- _The task_
Everything from the first line of the data below through the line that contains "-2.8, -3.3, -3.7];" should be written out exactly, please, and nothing more; the pictures stay out.

- _Available data_
— Start —

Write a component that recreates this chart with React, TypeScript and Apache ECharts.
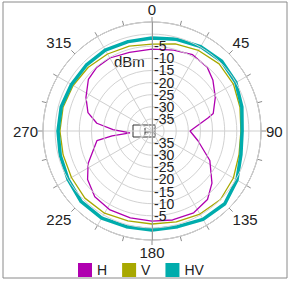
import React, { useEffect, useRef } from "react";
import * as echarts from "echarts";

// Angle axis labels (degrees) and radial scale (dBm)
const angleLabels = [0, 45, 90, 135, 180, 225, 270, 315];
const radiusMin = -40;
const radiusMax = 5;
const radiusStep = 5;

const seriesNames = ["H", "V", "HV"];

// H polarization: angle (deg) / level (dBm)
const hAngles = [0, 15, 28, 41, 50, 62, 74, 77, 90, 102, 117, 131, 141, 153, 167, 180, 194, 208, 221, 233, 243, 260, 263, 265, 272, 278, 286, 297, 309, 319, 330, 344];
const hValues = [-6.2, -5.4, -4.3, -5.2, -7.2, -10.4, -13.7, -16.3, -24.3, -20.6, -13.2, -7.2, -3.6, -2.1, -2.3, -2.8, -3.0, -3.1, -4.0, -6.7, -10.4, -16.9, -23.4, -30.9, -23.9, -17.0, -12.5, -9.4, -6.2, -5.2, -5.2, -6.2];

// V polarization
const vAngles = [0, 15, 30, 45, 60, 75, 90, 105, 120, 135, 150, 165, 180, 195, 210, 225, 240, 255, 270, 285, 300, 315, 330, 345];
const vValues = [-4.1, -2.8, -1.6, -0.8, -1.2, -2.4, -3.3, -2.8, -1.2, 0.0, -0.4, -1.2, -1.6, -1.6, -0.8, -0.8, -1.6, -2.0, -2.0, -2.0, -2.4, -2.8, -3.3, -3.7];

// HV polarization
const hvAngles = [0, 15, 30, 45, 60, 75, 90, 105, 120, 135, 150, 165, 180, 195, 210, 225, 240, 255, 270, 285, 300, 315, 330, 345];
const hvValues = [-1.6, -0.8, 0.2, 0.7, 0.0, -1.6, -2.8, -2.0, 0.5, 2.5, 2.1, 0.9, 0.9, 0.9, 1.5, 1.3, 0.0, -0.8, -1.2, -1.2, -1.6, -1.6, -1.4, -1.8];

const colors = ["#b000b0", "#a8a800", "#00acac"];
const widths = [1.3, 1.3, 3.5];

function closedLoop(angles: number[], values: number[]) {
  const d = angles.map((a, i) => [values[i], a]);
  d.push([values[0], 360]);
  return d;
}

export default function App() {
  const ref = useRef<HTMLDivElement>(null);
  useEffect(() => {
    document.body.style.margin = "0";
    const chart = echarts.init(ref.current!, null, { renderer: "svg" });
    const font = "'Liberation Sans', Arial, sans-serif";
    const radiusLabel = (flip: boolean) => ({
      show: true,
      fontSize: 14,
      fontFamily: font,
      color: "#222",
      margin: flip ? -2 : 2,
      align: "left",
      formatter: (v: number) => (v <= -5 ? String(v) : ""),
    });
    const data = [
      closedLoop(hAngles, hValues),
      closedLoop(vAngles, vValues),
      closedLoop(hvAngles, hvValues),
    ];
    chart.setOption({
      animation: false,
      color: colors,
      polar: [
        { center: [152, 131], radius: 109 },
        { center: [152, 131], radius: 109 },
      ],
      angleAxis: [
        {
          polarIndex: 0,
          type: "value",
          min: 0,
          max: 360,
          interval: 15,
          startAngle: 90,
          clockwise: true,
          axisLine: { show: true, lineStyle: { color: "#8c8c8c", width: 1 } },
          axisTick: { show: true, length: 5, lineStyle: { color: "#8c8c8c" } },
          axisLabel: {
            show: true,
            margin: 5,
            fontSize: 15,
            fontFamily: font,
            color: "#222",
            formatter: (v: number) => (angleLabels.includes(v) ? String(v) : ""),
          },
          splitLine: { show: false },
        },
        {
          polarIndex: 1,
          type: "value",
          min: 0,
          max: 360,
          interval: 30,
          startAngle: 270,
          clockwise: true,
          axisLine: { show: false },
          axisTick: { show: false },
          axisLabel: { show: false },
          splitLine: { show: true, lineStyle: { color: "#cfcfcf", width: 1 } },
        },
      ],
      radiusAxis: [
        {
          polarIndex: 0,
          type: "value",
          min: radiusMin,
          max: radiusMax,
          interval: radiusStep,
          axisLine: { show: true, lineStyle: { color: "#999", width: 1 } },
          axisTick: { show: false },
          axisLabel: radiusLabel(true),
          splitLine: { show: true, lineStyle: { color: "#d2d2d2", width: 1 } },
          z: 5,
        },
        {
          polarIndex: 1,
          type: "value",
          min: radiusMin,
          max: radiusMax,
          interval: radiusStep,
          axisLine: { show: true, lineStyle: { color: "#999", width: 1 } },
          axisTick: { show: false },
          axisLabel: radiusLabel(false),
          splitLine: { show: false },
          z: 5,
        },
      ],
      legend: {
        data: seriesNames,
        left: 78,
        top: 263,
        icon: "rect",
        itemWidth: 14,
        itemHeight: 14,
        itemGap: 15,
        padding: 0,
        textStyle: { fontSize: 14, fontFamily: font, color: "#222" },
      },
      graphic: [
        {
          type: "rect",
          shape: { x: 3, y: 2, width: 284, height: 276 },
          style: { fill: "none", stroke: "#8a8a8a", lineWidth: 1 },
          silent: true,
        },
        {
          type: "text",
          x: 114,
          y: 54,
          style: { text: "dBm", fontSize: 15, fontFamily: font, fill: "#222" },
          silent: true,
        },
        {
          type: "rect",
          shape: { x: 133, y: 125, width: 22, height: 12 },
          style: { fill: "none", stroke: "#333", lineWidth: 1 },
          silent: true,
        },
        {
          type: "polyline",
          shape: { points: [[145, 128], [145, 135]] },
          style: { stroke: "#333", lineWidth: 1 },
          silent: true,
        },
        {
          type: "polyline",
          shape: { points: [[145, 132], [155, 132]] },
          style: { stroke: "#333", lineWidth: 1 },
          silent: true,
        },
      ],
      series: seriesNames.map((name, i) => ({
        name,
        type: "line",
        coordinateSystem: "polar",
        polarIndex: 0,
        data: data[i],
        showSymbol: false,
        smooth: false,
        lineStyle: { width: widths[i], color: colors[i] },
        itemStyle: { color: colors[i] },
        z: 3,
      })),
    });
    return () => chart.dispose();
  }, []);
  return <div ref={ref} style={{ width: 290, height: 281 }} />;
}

— End —

- _Response below_
Write a component that recreates this chart with React, TypeScript and Apache ECharts.
import React, { useEffect, useRef } from "react";
import * as echarts from "echarts";

// Angle axis labels (degrees) and radial scale (dBm)
const angleLabels = [0, 45, 90, 135, 180, 225, 270, 315];
const radiusMin = -40;
const radiusMax = 5;
const radiusStep = 5;

const seriesNames = ["H", "V", "HV"];

// H polarization: angle (deg) / level (dBm)
const hAngles = [0, 15, 28, 41, 50, 62, 74, 77, 90, 102, 117, 131, 141, 153, 167, 180, 194, 208, 221, 233, 243, 260, 263, 265, 272, 278, 286, 297, 309, 319, 330, 344];
const hValues = [-6.2, -5.4, -4.3, -5.2, -7.2, -10.4, -13.7, -16.3, -24.3, -20.6, -13.2, -7.2, -3.6, -2.1, -2.3, -2.8, -3.0, -3.1, -4.0, -6.7, -10.4, -16.9, -23.4, -30.9, -23.9, -17.0, -12.5, -9.4, -6.2, -5.2, -5.2, -6.2];

// V polarization
const vAngles = [0, 15, 30, 45, 60, 75, 90, 105, 120, 135, 150, 165, 180, 195, 210, 225, 240, 255, 270, 285, 300, 315, 330, 345];
const vValues = [-4.1, -2.8, -1.6, -0.8, -1.2, -2.4, -3.3, -2.8, -1.2, 0.0, -0.4, -1.2, -1.6, -1.6, -0.8, -0.8, -1.6, -2.0, -2.0, -2.0, -2.4, -2.8, -3.3, -3.7];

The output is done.